**DATA PROVIDED**

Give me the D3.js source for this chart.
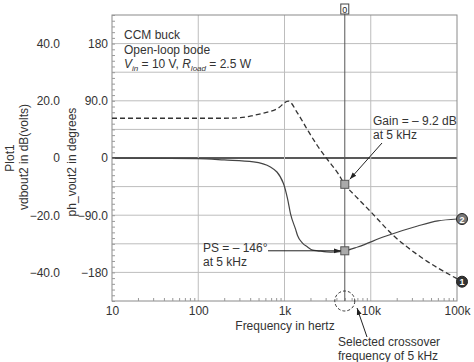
<!DOCTYPE html>
<html>
<head>
<meta charset="utf-8">
<script src="https://cdn.jsdelivr.net/npm/d3@7"></script>
<style>
  body { margin: 0; background: #fff; }
  svg { display: block; font-family: "Liberation Sans", Arial, sans-serif; }
  .lbl { fill: #333; font-size: 12px; }
</style>
</head>
<body>
<svg width="474" height="362"></svg>
<script>
// ---- data ----
const freqTicks = [10, 100, 1000, 10000, 100000];
const freqTickLabels = ["10", "100", "1k", "10k", "100k"];
const gainTicks = [40, 20, 0, -20, -40];
const gainTickLabels = ["40.0", "20.0", "0", "\u221220.0", "\u221240.0"];
const phaseTicks = [180, 90, 0, -90, -180];
const phaseTickLabels = ["180", "90.0", "0", "\u221290.0", "\u2212180"];

// curve 1 : gain in dB
const gainFreq = [10, 100, 200, 308, 437, 568, 830, 1110, 1416, 1850, 2420, 3180, 4130, 5000, 7000, 10000, 18000, 38000, 100000];
const gainDb   = [13.9, 13.9, 13.9, 14.1, 14.9, 15.7, 17.3, 19.9, 15.7, 9.8, 4.2, -0.7, -5.2, -9.2, -14.0, -18.8, -26.9, -34.6, -42.2];

// curve 2 : phase in degrees
const phaseFreq = [10, 100, 200, 437, 687, 972, 1084, 1175, 1343, 1416, 1618, 1850, 2118, 2420, 3430, 5000, 7060, 14200, 35000, 60000, 100000];
const phaseDeg  = [0, -1, -3, -6, -14, -40, -64, -88, -112, -122, -134, -140, -145, -146, -148, -146, -140, -124, -107, -99, -96];

const crossFreq = 5000, crossGain = -9.2, crossPhase = -146;

// ---- layout ----
const svg = d3.select("svg");
const L = 112, R = 457, T = 15, B = 301;

const x = d3.scaleLog().domain([10, 100000]).range([L, R]);
const yG = d3.scaleLinear().domain([-50, 50]).range([B, T]);
const yP = d3.scaleLinear().domain([-225, 225]).range([B, T]);

const defs = svg.append("defs");
defs.append("marker")
    .attr("id", "arr")
    .attr("viewBox", "0 0 10 10")
    .attr("refX", 10).attr("refY", 5)
    .attr("markerWidth", 7).attr("markerHeight", 7)
    .attr("orient", "auto")
  .append("path")
    .attr("d", "M0,1.5 L10,5 L0,8.5 Z")
    .attr("fill", "#222");

// grid
const grid = svg.append("g");
grid.selectAll(".hg")
    .data(d3.range(-40, 41, 10))
  .join("line")
    .attr("x1", L).attr("x2", R)
    .attr("y1", d => yG(d)).attr("y2", d => yG(d))
    .attr("stroke", d => d === 0 ? "#222" : "#bdbdbd")
    .attr("stroke-width", d => d === 0 ? 1.3 : 1);
grid.selectAll(".vg")
    .data([100, 1000, 10000])
  .join("line")
    .attr("x1", d => x(d)).attr("x2", d => x(d))
    .attr("y1", T).attr("y2", B)
    .attr("stroke", "#bdbdbd");

// frame
svg.append("rect")
    .attr("x", L).attr("y", T)
    .attr("width", R - L).attr("height", B - T)
    .attr("fill", "none").attr("stroke", "#8a8a8a");

// minor ticks, bottom (log) and left
const minorX = [];
for (let dec = 10; dec < 100000; dec *= 10)
    for (let k = 2; k <= 9; k++) minorX.push(dec * k);
svg.append("g")
    .attr("transform", `translate(0,${B})`)
    .call(d3.axisBottom(x).tickValues(minorX).tickSize(-3).tickFormat(""))
    .call(g => g.select(".domain").remove())
    .call(g => g.selectAll("line").attr("stroke", "#999"));
svg.append("g")
    .attr("transform", `translate(${L},0)`)
    .call(d3.axisLeft(yG).tickValues(d3.range(-50, 51, 2)).tickSize(-3).tickFormat(""))
    .call(g => g.select(".domain").remove())
    .call(g => g.selectAll("line").attr("stroke", "#999"));

// axes labels
svg.append("g")
    .attr("transform", `translate(0,${B})`)
    .call(d3.axisBottom(x).tickValues(freqTicks).tickSize(0).tickPadding(5)
        .tickFormat((d, i) => freqTickLabels[i]))
    .call(g => g.select(".domain").remove())
    .call(g => g.selectAll("text").attr("class", "lbl").attr("fill", null)
        .style("font-size", "12px").style("font-family", null));

svg.append("g")
    .attr("transform", "translate(60,0)")
    .call(d3.axisLeft(yG).tickValues(gainTicks).tickSize(0).tickPadding(0)
        .tickFormat((d, i) => gainTickLabels[i]))
    .call(g => g.select(".domain").remove())
    .call(g => g.selectAll("text").attr("class", "lbl").attr("fill", null)
        .style("font-size", "12px").style("font-family", null));

svg.append("g")
    .attr("transform", "translate(108,0)")
    .call(d3.axisLeft(yP).tickValues(phaseTicks).tickSize(0).tickPadding(0)
        .tickFormat((d, i) => phaseTickLabels[i]))
    .call(g => g.select(".domain").remove())
    .call(g => g.selectAll("text").attr("class", "lbl").attr("fill", null)
        .style("font-size", "12px").style("font-family", null));

function vtext(cx, cy, s) {
    svg.append("text").attr("class", "lbl")
        .attr("transform", `translate(${cx},${cy}) rotate(-90)`)
        .attr("text-anchor", "middle").attr("dy", "0.35em")
        .text(s);
}
vtext(10, 158, "Plot1");
vtext(24, 157, "vdbout2 in dB(volts)");
vtext(72, 162, "ph_vout2 in degrees");

svg.append("text").attr("class", "lbl")
    .attr("x", 285).attr("y", 330).attr("text-anchor", "middle")
    .text("Frequency in hertz");

// title block
const tb = svg.append("g").attr("class", "lbl");
tb.append("text").attr("x", 124).attr("y", 39).text("CCM buck");
tb.append("text").attr("x", 124).attr("y", 54).text("Open-loop bode");
const t3 = tb.append("text").attr("x", 124).attr("y", 68);
t3.append("tspan").attr("font-style", "italic").text("V");
t3.append("tspan").attr("font-style", "italic").attr("font-size", "8px").attr("dy", 3).text("in");
t3.append("tspan").attr("dy", -3).text(" = 10 V, ");
t3.append("tspan").attr("font-style", "italic").text("R");
t3.append("tspan").attr("font-style", "italic").attr("font-size", "8px").attr("dy", 3).text("load");
t3.append("tspan").attr("dy", -3).text(" = 2.5 W");

// cursor at 5 kHz
svg.append("line")
    .attr("x1", x(crossFreq)).attr("x2", x(crossFreq))
    .attr("y1", 8).attr("y2", B)
    .attr("stroke", "#555").attr("stroke-width", 1);
svg.append("rect")
    .attr("x", x(crossFreq) - 4).attr("y", 4).attr("width", 8).attr("height", 10)
    .attr("fill", "#fff").attr("stroke", "#444");
svg.append("text")
    .attr("x", x(crossFreq)).attr("y", 12.5).attr("text-anchor", "middle")
    .attr("font-size", "9px").attr("fill", "#222").text("0");

// curves
const gainLine = d3.line()
    .x(d => x(d[0])).y(d => yG(d[1]))
    .curve(d3.curveMonotoneX);
const phaseLine = d3.line()
    .x(d => x(d[0])).y(d => yP(d[1]))
    .curve(d3.curveMonotoneX);

svg.append("path")
    .datum(d3.zip(gainFreq, gainDb))
    .attr("d", gainLine)
    .attr("fill", "none").attr("stroke", "#333")
    .attr("stroke-width", 1.3).attr("stroke-dasharray", "5,3");
svg.append("path")
    .datum(d3.zip(phaseFreq, phaseDeg))
    .attr("d", phaseLine)
    .attr("fill", "none").attr("stroke", "#444")
    .attr("stroke-width", 1.2);

// markers at 5 kHz
[yG(crossGain), yP(crossPhase)].forEach(py => {
    svg.append("rect")
        .attr("x", x(crossFreq) - 4).attr("y", py - 4)
        .attr("width", 8).attr("height", 8)
        .attr("fill", "#aaa").attr("stroke", "#555");
});

// end labels
const ends = [
    { id: "1", y: yG(gainDb[gainDb.length - 1]) + 3, fill: "#333" },
    { id: "2", y: yP(phaseDeg[phaseDeg.length - 1]), fill: "#777" }
];
ends.forEach(e => {
    svg.append("circle").attr("cx", R + 5).attr("cy", e.y).attr("r", 5.5)
        .attr("fill", e.fill).attr("stroke", "#222");
    svg.append("text").attr("x", R + 5).attr("y", e.y + 3.5)
        .attr("text-anchor", "middle").attr("font-size", "9px")
        .attr("font-weight", "bold").attr("fill", "#fff").text(e.id);
});

// callouts
const c1 = svg.append("g").attr("class", "lbl");
c1.append("text").attr("x", 373).attr("y", 125).text("Gain = \u2013 9.2 dB");
c1.append("text").attr("x", 373).attr("y", 139).text("at 5 kHz");
svg.append("line")
    .attr("x1", 382).attr("y1", 143).attr("x2", x(crossFreq) + 5).attr("y2", yG(crossGain) - 5)
    .attr("stroke", "#222").attr("marker-end", "url(#arr)");

const c2 = svg.append("g").attr("class", "lbl");
c2.append("text").attr("x", 203).attr("y", 252).text("PS = \u2013 146\u00b0");
c2.append("text").attr("x", 203).attr("y", 266).text("at 5 kHz");
svg.append("line")
    .attr("x1", 268).attr("y1", yP(crossPhase)).attr("x2", x(crossFreq) - 4).attr("y2", yP(crossPhase))
    .attr("stroke", "#222").attr("marker-end", "url(#arr)");

svg.append("circle")
    .attr("cx", x(crossFreq)).attr("cy", B).attr("r", 10)
    .attr("fill", "none").attr("stroke", "#333").attr("stroke-dasharray", "3,2");
svg.append("line")
    .attr("x1", 367).attr("y1", 337).attr("x2", 357).attr("y2", 308)
    .attr("stroke", "#222").attr("marker-end", "url(#arr)");
const c3 = svg.append("g").attr("class", "lbl");
c3.append("text").attr("x", 338).attr("y", 346).text("Selected crossover");
c3.append("text").attr("x", 338).attr("y", 360).text("frequency of 5 kHz");
</script>
</body>
</html>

**PROMPT**
With the pictures left out, restate word for word every line of the data above, from the first down to the line that contains "-26.9, -34.6, -42.2];".

**TASK SOLUTION**
Give me the D3.js source for this chart.
<!DOCTYPE html>
<html>
<head>
<meta charset="utf-8">
<script src="https://cdn.jsdelivr.net/npm/d3@7"></script>
<style>
  body { margin: 0; background: #fff; }
  svg { display: block; font-family: "Liberation Sans", Arial, sans-serif; }
  .lbl { fill: #333; font-size: 12px; }
</style>
</head>
<body>
<svg width="474" height="362"></svg>
<script>
// ---- data ----
const freqTicks = [10, 100, 1000, 10000, 100000];
const freqTickLabels = ["10", "100", "1k", "10k", "100k"];
const gainTicks = [40, 20, 0, -20, -40];
const gainTickLabels = ["40.0", "20.0", "0", "\u221220.0", "\u221240.0"];
const phaseTicks = [180, 90, 0, -90, -180];
const phaseTickLabels = ["180", "90.0", "0", "\u221290.0", "\u2212180"];

// curve 1 : gain in dB
const gainFreq = [10, 100, 200, 308, 437, 568, 830, 1110, 1416, 1850, 2420, 3180, 4130, 5000, 7000, 10000, 18000, 38000, 100000];
const gainDb   = [13.9, 13.9, 13.9, 14.1, 14.9, 15.7, 17.3, 19.9, 15.7, 9.8, 4.2, -0.7, -5.2, -9.2, -14.0, -18.8, -26.9, -34.6, -42.2];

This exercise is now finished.